Of course, it depends how you define “indie”, but if you agree with the small team part of the definition (see other thread) this looks more like a move by Unreal and Crytek to get an audience they are quickly losing, if not they have already lost.

The other point of contention, for “small indies” is the level of expertise. Not that many people who can work for indie budgets/schedules are very proficient at Unreal or Cryengine, while you have an army of excellent Unity developers (and another army of questionable developers, for sure, given Unity’s popularity). In order to create a proficient team that can deliver fast and cheap enough for a small budget (if cost is such an issue) things are again quite not so clear.

Anyway, all I wanted to say is that this says less of the future of indie games (at least until everything becomes more clear and we can assess what choices developers really took) and more about Unreal and Crytek reacting to what probably are very numbers in the accountability (they lost the lower end of the spectrum really bad).

Exciting!

Unity 5 supports PowerVR’s realtime raytracing. I doubt many people will see the use of that, but cool non-the-less.

Crytek comes in at $10/user/month with no royalties? Race to the bottom is cool and all, but how do they expect to make money?

Maybe they don’t? They make the engine to run their games, presumably, with this $10/month being a bonus? (Though presumably all the support they offer costs money)

That’s okay. I feel like my point still stands. If UE4 is what allows you to make a game that brings in $5 million gross, I still feel it’s better to pay Epic its $250k, pay your taxes and expenses and roll around in the rest.

Like I said, I don’t know what other engines cost and if UE isn’t worth the price for you then skip it. But I see no reason not to give epic their cut off the top if that’s what it takes to get it done.

Even with minecraft where it should have multiple hundreds of millions in sales… If UE is what you needed to get there, pay epic their fifteen million off the top and enjoy the rest.

Good question… I wonder if it’s a play to get as many people as possible using it, and then add an asset store?

Maybe that’s where they see all of this going and are trying to get a headstart. Basically give away the engine, get as many people into the ecosystem as possible and make money from add-ons.

Thing is, cost for student to use Unreal on his own PC (and very few work only in the labs these days) is also 19 a month. Unity is…0. (Pro…isn’t really needed, for teaching)

That pushes me strongly towards recommending teaching Unity.

Wow, this is so awesome!!! If only this had been available when Squad was designing Kerbal Space Program, we wouldn’t be stuck with so much of the crap performance issues and memory busts we have. Unity was great at their price point, but they’ve needed competition with so much of it is such a mess. Being limited to 3.65 Gig of RAM for “everything” in Unity has been horrible. But without Unity, we would be 1000x poorer as gamers.

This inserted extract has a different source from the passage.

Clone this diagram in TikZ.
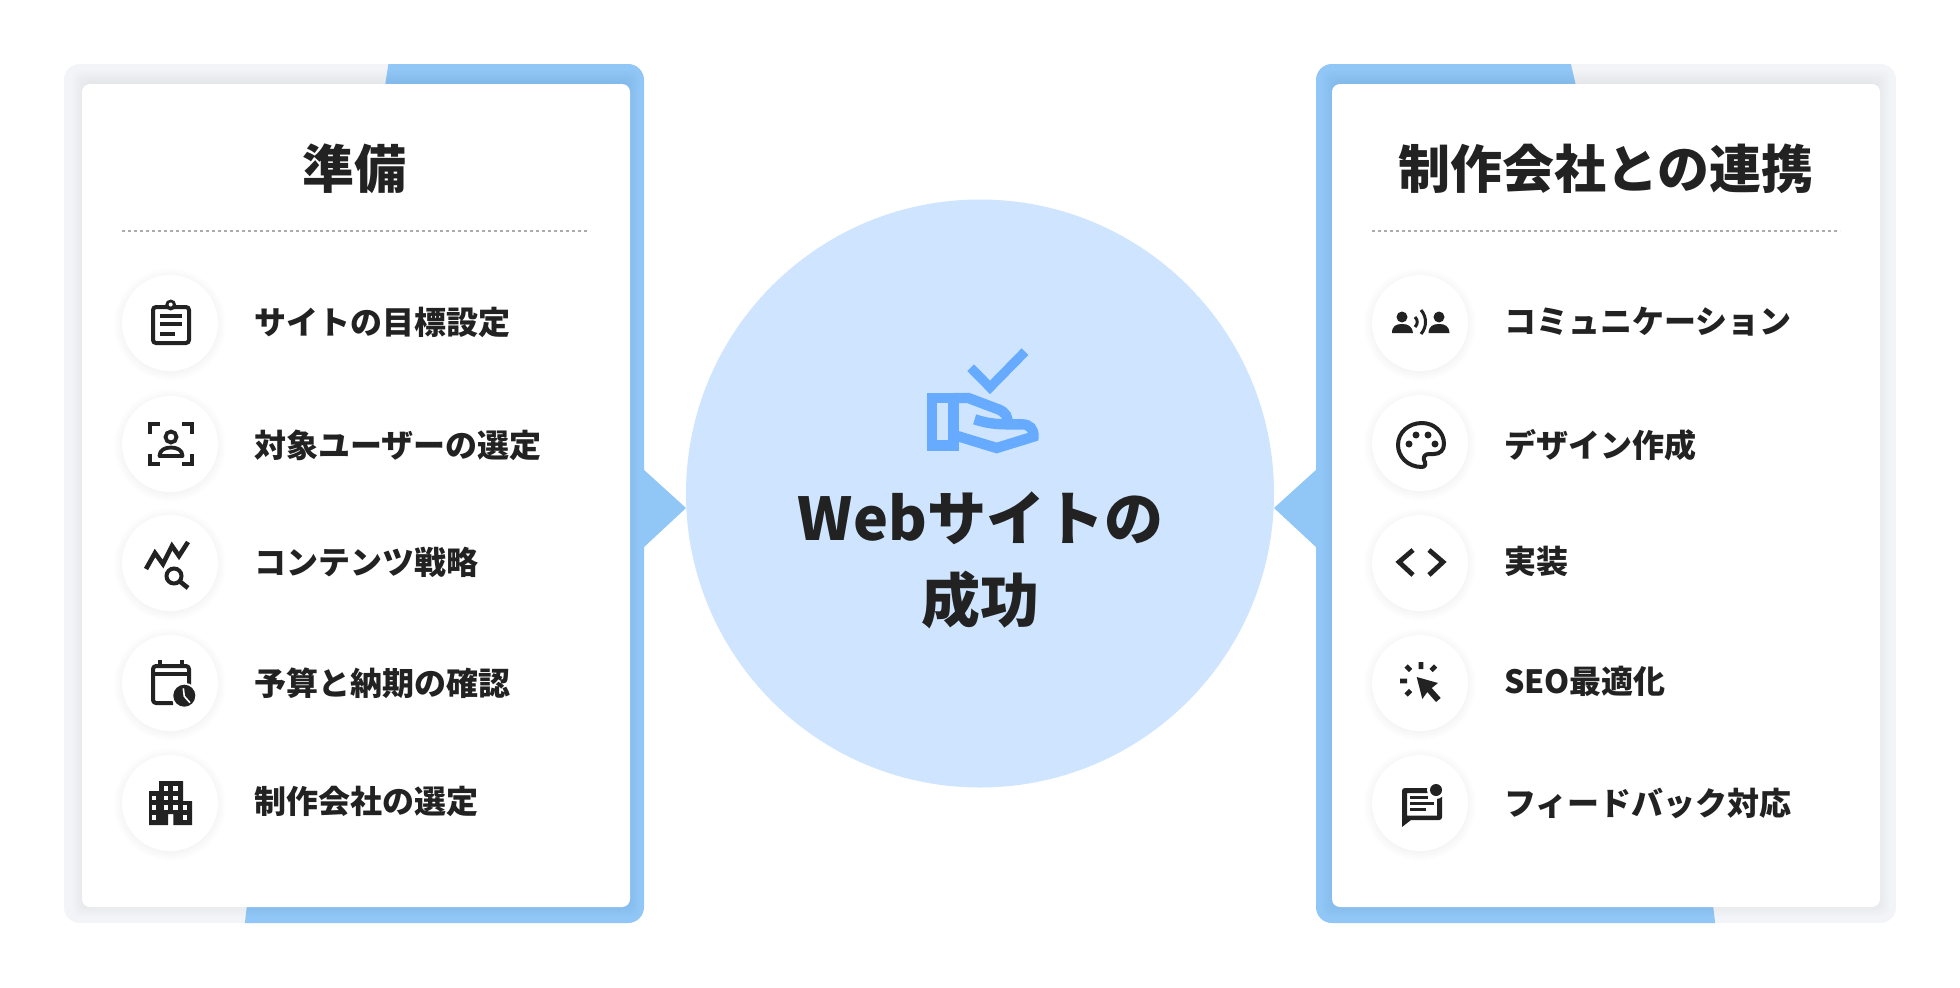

Just had a quick look at the initial videos on Blueprint’s scripting capacity.
My first reaction is that they just made Kismet look easy to use.

Oh dear.

(There might be better ways to do some of this stuff, but having to manually measure object movement distances? Complex track setups? Needing to say WHEN you declare a variable…all the stuff about having to know player location to use a simple volume trigger…10+ objects for what you can do with 3 in Kismet…having to dig into custom settings to make a trigger just react to the player…)

edit: The more I look into it the more I’m approaching “curl up and whimper”, as the true-visual-scripting nut I am.